Jens Nielsen | Driving With Jens
Now that winter has returned it’s time to look at plugging your vehicle in at night so that you can depend on it starting for you in the morning.
Get a really good quality extension cord that will reach from your vehicle to the nearest outdoor plug allowing a generous amount of extra cord. I always like to get a cord that has a built in little LED light that glows when you plug it in, so you know there is power there. It just offers some peace of mind. If you don’t have this type of cord, make sure you test to make sure there is power at the plug you are using. You can do this by plugging in a hair dryer or something. If there isn’t power there then the breaker is likely turned off to that plug.
On the other end of that cord is a heater of some kind. There is likely more than one kind. Over the years many different types of heaters have come and gone.
Circulation heaters were quite common at one time. These heaters were basically spliced into a section of heater hose where they heated and circulated the coolant in your engine. There would not be a place to do this with modern engines.

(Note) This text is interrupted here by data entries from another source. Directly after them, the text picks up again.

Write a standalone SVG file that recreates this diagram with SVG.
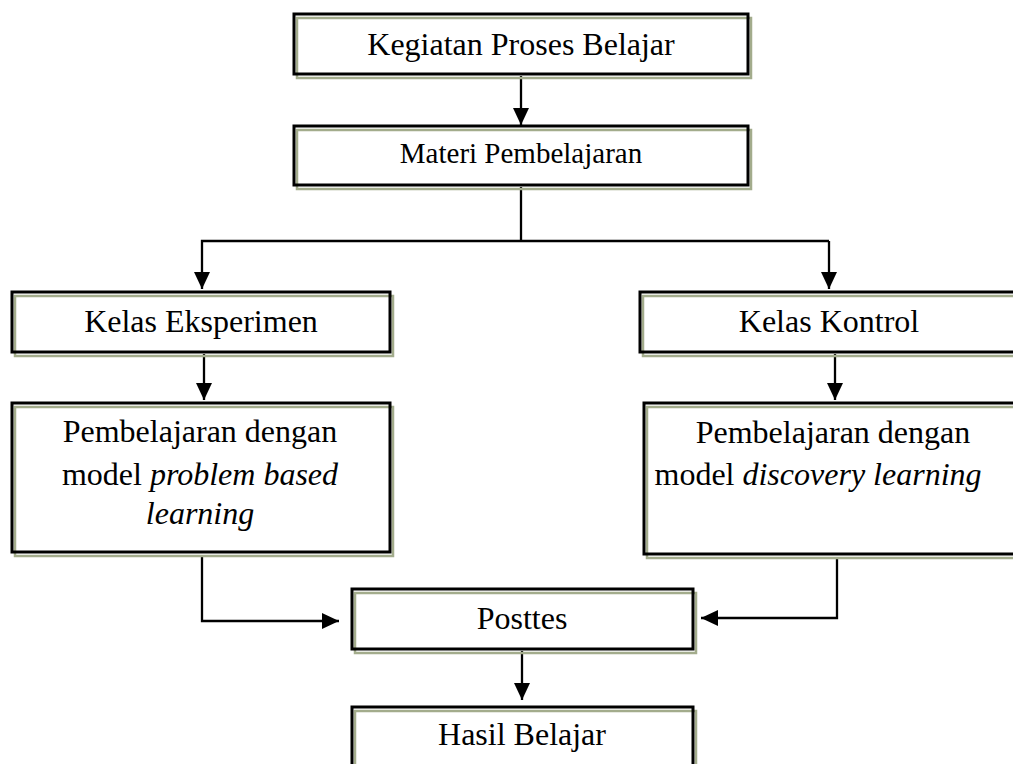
<svg xmlns="http://www.w3.org/2000/svg" width="1013" height="764" viewBox="0 0 1013 764">
<style>
.sh{fill:none;stroke:#a3ac8c;stroke-width:2.5}
.bx{fill:none;stroke:#000;stroke-width:3}
.t{font-family:"Liberation Serif","Times New Roman",serif;font-size:32px;fill:#000;text-anchor:middle}
.c{fill:none;stroke:#000;stroke-width:2.3}
</style>
<defs>
<marker id="ah" markerUnits="userSpaceOnUse" markerWidth="17" markerHeight="16" refX="17" refY="8" orient="auto">
<path d="M0,0 L17,8 L0,16 z" fill="#000"/>
</marker>
</defs>
<rect width="1013" height="764" fill="#fff"/>
<g id="connectors">
<line class="c" x1="521" y1="76" x2="521" y2="125" marker-end="url(#ah)"/>
<polyline class="c" points="521,187 521,241"/>
<polyline class="c" points="829,241 202,241 202,289" marker-end="url(#ah)"/>
<polyline class="c" points="829,241 829,289" marker-end="url(#ah)"/>
<line class="c" x1="204" y1="354" x2="204" y2="400" marker-end="url(#ah)"/>
<line class="c" x1="835" y1="354" x2="835" y2="400" marker-end="url(#ah)"/>
<polyline class="c" points="202,555 202,621 339,621" marker-end="url(#ah)"/>
<polyline class="c" points="837,557 837,618 701,618" marker-end="url(#ah)"/>
<line class="c" x1="522" y1="651" x2="522" y2="700" marker-end="url(#ah)"/>
</g>
<g id="n1">
<rect class="sh" x="297" y="18" width="454" height="60"/>
<rect class="bx" x="294" y="14" width="454" height="60"/>
<text class="t" x="521" y="55">Kegiatan Proses Belajar</text>
</g>
<g id="n2">
<rect class="sh" x="297" y="130" width="454" height="59"/>
<rect class="bx" x="294" y="126" width="454" height="59"/>
<text class="t" x="521" y="163" style="font-size:29px">Materi Pembelajaran</text>
</g>
<g id="n3">
<rect class="sh" x="15" y="296" width="378" height="60"/>
<rect class="bx" x="12" y="292" width="378" height="60"/>
<text class="t" x="201" y="332">Kelas Eksperimen</text>
</g>
<g id="n4">
<rect class="sh" x="643" y="296" width="400" height="60"/>
<rect class="bx" x="640" y="292" width="400" height="60"/>
<text class="t" x="829" y="332">Kelas Kontrol</text>
</g>
<g id="n5">
<rect class="sh" x="15" y="407" width="378" height="149"/>
<rect class="bx" x="12" y="403" width="378" height="149"/>
<text class="t" x="200" y="442">Pembelajaran dengan</text>
<text class="t" x="200" y="485">model <tspan font-style="italic">problem based</tspan></text>
<text class="t" x="200" y="524" font-style="italic">learning</text>
</g>
<g id="n6">
<rect class="sh" x="647" y="407" width="400" height="151"/>
<rect class="bx" x="644" y="403" width="400" height="151"/>
<text class="t" x="833" y="443">Pembelajaran dengan</text>
<text class="t" x="818" y="485">model <tspan font-style="italic">discovery learning</tspan></text>
</g>
<g id="n7">
<rect class="sh" x="355" y="593" width="341" height="60"/>
<rect class="bx" x="352" y="589" width="341" height="60"/>
<text class="t" x="522" y="629">Posttes</text>
</g>
<g id="n8">
<rect class="sh" x="355" y="711" width="341" height="70"/>
<rect class="bx" x="352" y="707" width="341" height="70"/>
<text class="t" x="522" y="745">Hasil Belajar</text>
</g>
</svg>
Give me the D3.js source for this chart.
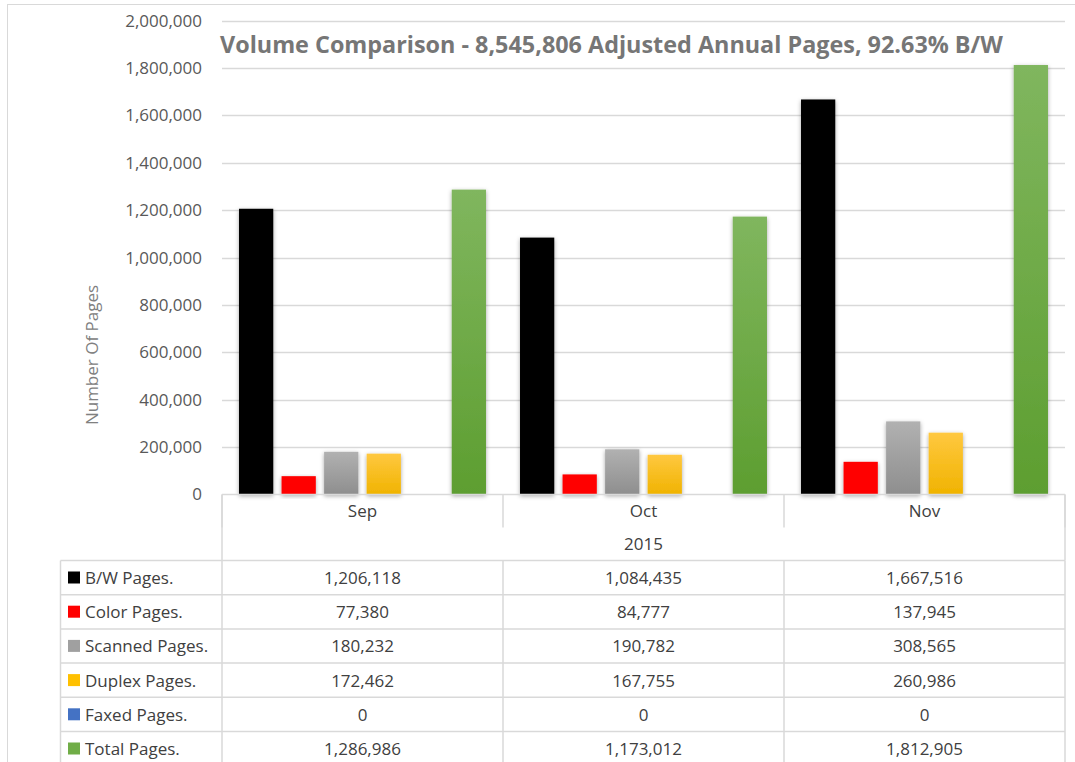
<!DOCTYPE html>
<html>
<head>
<meta charset="utf-8">
<script src="https://cdn.jsdelivr.net/npm/d3@7"></script>
<style>
  body { margin: 0; background: #fff; }
  svg text { font-family: "Open Sans", "Noto Sans", sans-serif; }
</style>
</head>
<body>
<div class="chart"></div>
<script>
// data
const months = ["Sep", "Oct", "Nov"];
const year = "2015";
const seriesNames = ["B/W Pages.", "Color Pages.", "Scanned Pages.", "Duplex Pages.", "Faxed Pages.", "Total Pages."];
const bwPages = [1206118, 1084435, 1667516];
const colorPages = [77380, 84777, 137945];
const scannedPages = [180232, 190782, 308565];
const duplexPages = [172462, 167755, 260986];
const faxedPages = [0, 0, 0];
const totalPages = [1286986, 1173012, 1812905];
const yTicks = [0, 200000, 400000, 600000, 800000, 1000000, 1200000, 1400000, 1600000, 1800000, 2000000];
const titleText = "Volume Comparison - 8,545,806 Adjusted Annual Pages, 92.63% B/W";

const seriesValues = [bwPages, colorPages, scannedPages, duplexPages, faxedPages, totalPages];
const seriesColors = ["#000000", "#ff0000", "url(#gGray)", "url(#gYellow)", "#4472c4", "url(#gGreen)"];
const keyColors = ["#000000", "#ff0000", "#a0a0a0", "#ffc000", "#4472c4", "#70ad47"];

const W = 1075, H = 762;
const plotL = 222, plotR = 1065, plotT = 20.7, plotB = 494.5;
const rowH = 34.2, labelRowTop = 494.5, dataTop = 560.5, legendL = 60.5;
const fs = "17px";
const fmt = d3.format(",");

var svg = d3.select(".chart").append("svg")
  .attr("width", W).attr("height", H);

var defs = svg.append("defs");
function grad(id, c1, c2) {
  var g = defs.append("linearGradient").attr("id", id)
    .attr("x1", 0).attr("y1", 0).attr("x2", 0).attr("y2", 1);
  g.append("stop").attr("offset", "0%").attr("stop-color", c1);
  g.append("stop").attr("offset", "100%").attr("stop-color", c2);
}
grad("gGray", "#b1b1b1", "#8e8e8e");
grad("gYellow", "#ffc840", "#f0b300");
grad("gGreen", "#80b65e", "#5d9e30");
var shadow = defs.append("filter").attr("id", "shadow")
  .attr("x", "-30%").attr("y", "-10%").attr("width", "160%").attr("height", "130%");
shadow.append("feDropShadow").attr("dx", 0).attr("dy", 1.5)
  .attr("stdDeviation", 2).attr("flood-color", "#000").attr("flood-opacity", 0.35);

// outer chart border
svg.append("rect").attr("x", 7.5).attr("y", 4.5).attr("width", 1090).attr("height", 800)
  .attr("fill", "none").attr("stroke", "#d9d9d9");

var y = d3.scaleLinear().domain([0, 2000000]).range([plotB, plotT]);
var x0 = d3.scaleBand().domain(months).range([plotL, plotR]);
var x1 = d3.scaleBand().domain(d3.range(seriesNames.length))
  .range([0, x0.bandwidth()]).paddingInner(0.195).paddingOuter(0.4);

// gridlines
svg.append("g").selectAll("line").data(yTicks.filter(d => d > 0)).enter().append("line")
  .attr("x1", plotL).attr("x2", plotR)
  .attr("y1", d => Math.round(y(d)) + 0.5).attr("y2", d => Math.round(y(d)) + 0.5)
  .attr("stroke", "#d9d9d9").attr("stroke-width", 1.3);

// y axis labels
var yAxis = d3.axisLeft(y).tickValues(yTicks).tickFormat(fmt).tickSize(0).tickPadding(0);
var ya = svg.append("g").attr("transform", "translate(202,0)").call(yAxis);
ya.select(".domain").remove();
ya.selectAll("text").attr("fill", "#595959").style("font-size", fs)
  .style("font-family", "\"Open Sans\", sans-serif");

svg.append("text")
  .attr("transform", "translate(98,355) rotate(-90)")
  .attr("text-anchor", "middle").attr("fill", "#808080")
  .style("font-size", "17px").text("Number Of Pages");

// bars
var groups = svg.append("g").selectAll("g").data(months).enter().append("g")
  .attr("transform", d => "translate(" + x0(d) + ",0)");
groups.selectAll("rect")
  .data((m, i) => seriesValues.map((s, k) => ({ k: k, v: s[i] })))
  .enter().append("rect")
  .attr("x", d => x1(d.k))
  .attr("width", x1.bandwidth())
  .attr("y", d => y(d.v))
  .attr("height", d => plotB - y(d.v))
  .attr("fill", d => seriesColors[d.k])
  .attr("filter", d => d.v > 0 ? "url(#shadow)" : null);

// data table
var tbl = svg.append("g");
var lineC = "#d9d9d9";
function hline(x1_, x2_, yy) {
  tbl.append("line").attr("x1", x1_).attr("x2", x2_).attr("y1", yy).attr("y2", yy)
    .attr("stroke", lineC).attr("stroke-width", 1.5);
}
function vline(xx, y1_, y2_) {
  tbl.append("line").attr("x1", xx).attr("x2", xx).attr("y1", y1_).attr("y2", y2_)
    .attr("stroke", lineC).attr("stroke-width", 1.5);
}
hline(plotL, plotR, labelRowTop);
var edges = months.map(m => x0(m)).concat([plotR]);
edges.forEach((e, i) => {
  vline(e, labelRowTop, labelRowTop + 33);
  vline(e, dataTop, H + 5);
});
vline(plotL, labelRowTop, dataTop);
vline(plotR, labelRowTop, dataTop);
vline(legendL, dataTop, H + 5);
seriesNames.forEach((s, i) => hline(legendL, plotR, dataTop + i * rowH));

var txtC = "#404040";
tbl.selectAll(".mlab").data(months).enter().append("text")
  .attr("x", d => x0(d) + x0.bandwidth() / 2).attr("y", labelRowTop + 22.5)
  .attr("text-anchor", "middle").attr("fill", txtC).style("font-size", fs).text(d => d);
tbl.append("text").attr("x", (plotL + plotR) / 2).attr("y", labelRowTop + 55.5)
  .attr("text-anchor", "middle").attr("fill", txtC).style("font-size", fs).text(year);

var rows = tbl.selectAll(".row").data(seriesNames).enter().append("g")
  .attr("transform", (d, i) => "translate(0," + (dataTop + i * rowH) + ")");
rows.append("rect").attr("x", 68).attr("y", 11).attr("width", 12).attr("height", 12)
  .attr("fill", (d, i) => keyColors[i]);
rows.append("text").attr("x", 85).attr("y", 23.5)
  .attr("fill", txtC).style("font-size", fs).text(d => d);
rows.each(function (d, i) {
  d3.select(this).selectAll(".val").data(seriesValues[i]).enter().append("text")
    .attr("x", (v, j) => x0(months[j]) + x0.bandwidth() / 2).attr("y", 23.5)
    .attr("text-anchor", "middle").attr("fill", txtC).style("font-size", fs)
    .text(v => fmt(v));
});

// title
var title = svg.append("text").attr("x", 220).attr("y", 53)
  .attr("fill", "#767676").style("font-weight", "bold").style("font-size", "20px")
  .text(titleText);
var tw = title.node().getComputedTextLength();
title.style("font-size", (20 * 783 / tw).toFixed(2) + "px");
</script>
</body>
</html>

Cabin air space heaters were also very common at one time. These heaters were placed on the floor usually in the center of your car under the dash, and kept the inside of your vehicle warm. They are still available today but are not used very much. Technology has replaced the need for these types of heaters. Remote start systems that activate heated seats and heated steering wheels combined with better, quicker heaters now allow you to warm up your vehicle before you get in it.
There are three main heaters used today that you may have installed on your vehicle. Block heaters, oil Pan heaters and battery blankets.
Block heaters are the most common type and many vehicles come right from the factory with one already installed. They consist of a simple electric heating element that is installed in your engine block in place of one of your engine’s core plugs. This immerses in your engine’s coolant and keeps your engine block warm. This type of heater will help allow your car to heat up quicker but does not assist in cold weather starting as much as the next two types.
Oil pan heaters consist of a heating element attached to the bottom of your oil pan that keeps your engine oil warm. Warm oil will immediately circulate throughout your engine during start up. Warmer, less viscous engine oil and less condensation of fuel on the cold metal surfaces inside the engine will assist in cold weather starting.
Battery blankets are just as they sound: a warming blanket wrapped around your battery that keeps it insulated and warm when plugged in. This helps prevent the battery from freezing and will help start your car quickly on cold mornings.
At cold temperatures, your battery’s ability to provide sufficient power to start and run a vehicle is greatly diminished. Keeping your battery fully charged will also help. Batteries can freeze. A weak battery can start to freeze at 0 C, while a fully charged battery won’t freeze until about -60 C.
Batteries are often rated in cold-cranking amperage. This is the amount of current a battery can deliver at -18 C without dropping to a specified voltage. The higher the cold-cranking amperage, the better the battery will perform in the cold.
Having all three types of heaters in your vehicle will offer the best help with freezing cold weather starting.
According to a study by the University of Saskatchewan, you should plug in your car in the temperature will drop below -15 C during the night. Check your weather app or the local news to see what the temperature will do. If it’s cold when you get home, plug your vehicle in right away, especially if you have it on a timer. Once you get settled in the house it’s too easy to forget about it.
The same study showed that after four hours you are no longer adding any benefit. Timers are very affordable and are available at Walmart, Canadian Tire and Home Hardware. You can plug your extension cord into the timer and then set it to come on four hours before you will need to start your vehicle.
Even at -25 C or colder you can probably still start your car without plugging it in, but you shouldn’t.